President Donald Trump signed a massive $1.5 trillion overhaul of the country’s tax code into law Friday, putting a seal on his first major legislative victory.
"This is something I'm very proud of -- great for our country, great for the American people," Trump said in the Oval Office as he signed the bill into law.
It permanently slashes the corporate tax rate from 35 percent to 21 percent. It also maintains the current number of tax brackets, lowering the rate for many of the seven tax groups. Unlike the corporate cuts, however, the dips to individual rates are expected to expire by the end of 2025 if Congress does not renew them.
Reiterating former President Ronald Reagan-era economic policy, Republicans are banking on the massive corporate tax cut boosting jobs, increasing wages and driving foreign investment. But some surveys of business leaders indicate corporations will use the money for stock buybacks and passing on profits to shareholders.
The stock market has gained about 5,000 points since Trump assumed office, largely on hopes he would be able to deliver on the promised tax overhaul.
The bill also takes the largest swipe at former President Barack Obama's landmark healthcare reform effort, removing the Affordable Care Act's penalty for individuals who fail to purchase insurance.
Trump called the individual mandate "a very unfair, and very unpopular provision, as you know, in Obamacare.
"Essentially I think Obamacare is over because of that," he said. "We're going to come up with something that is really going to be very good," he said without elaborating on what that could be.
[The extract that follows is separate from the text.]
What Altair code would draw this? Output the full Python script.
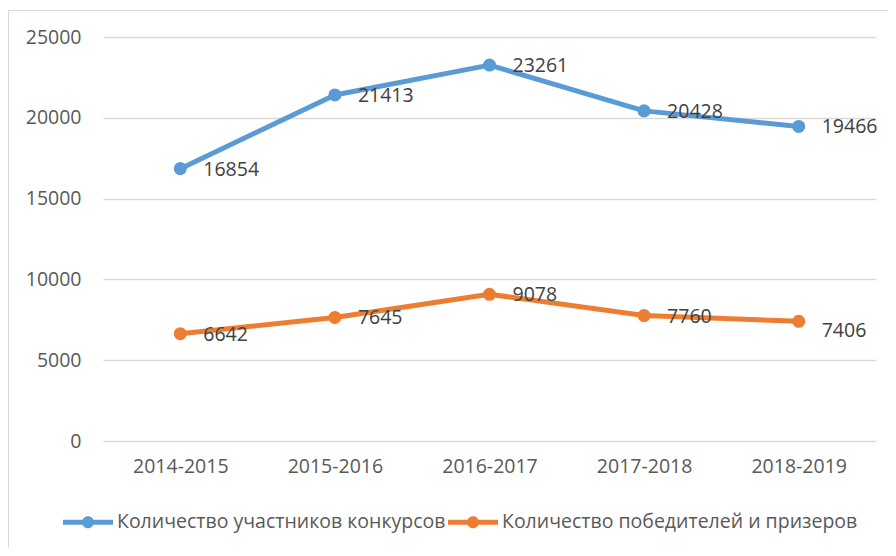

In addition to the tax bill, Trump signed a short-term spending bill that includes more than $4.6 billion for missile defense, averting a government shutdown.
It also includes $2.85 billion for the popular Children's Health Insurance Program and $750 million for diabetes programs and community health centers.
The bill will fund the government through Jan. 19, giving lawmakers much-needed time to tackle a bevy of divisive policy issues.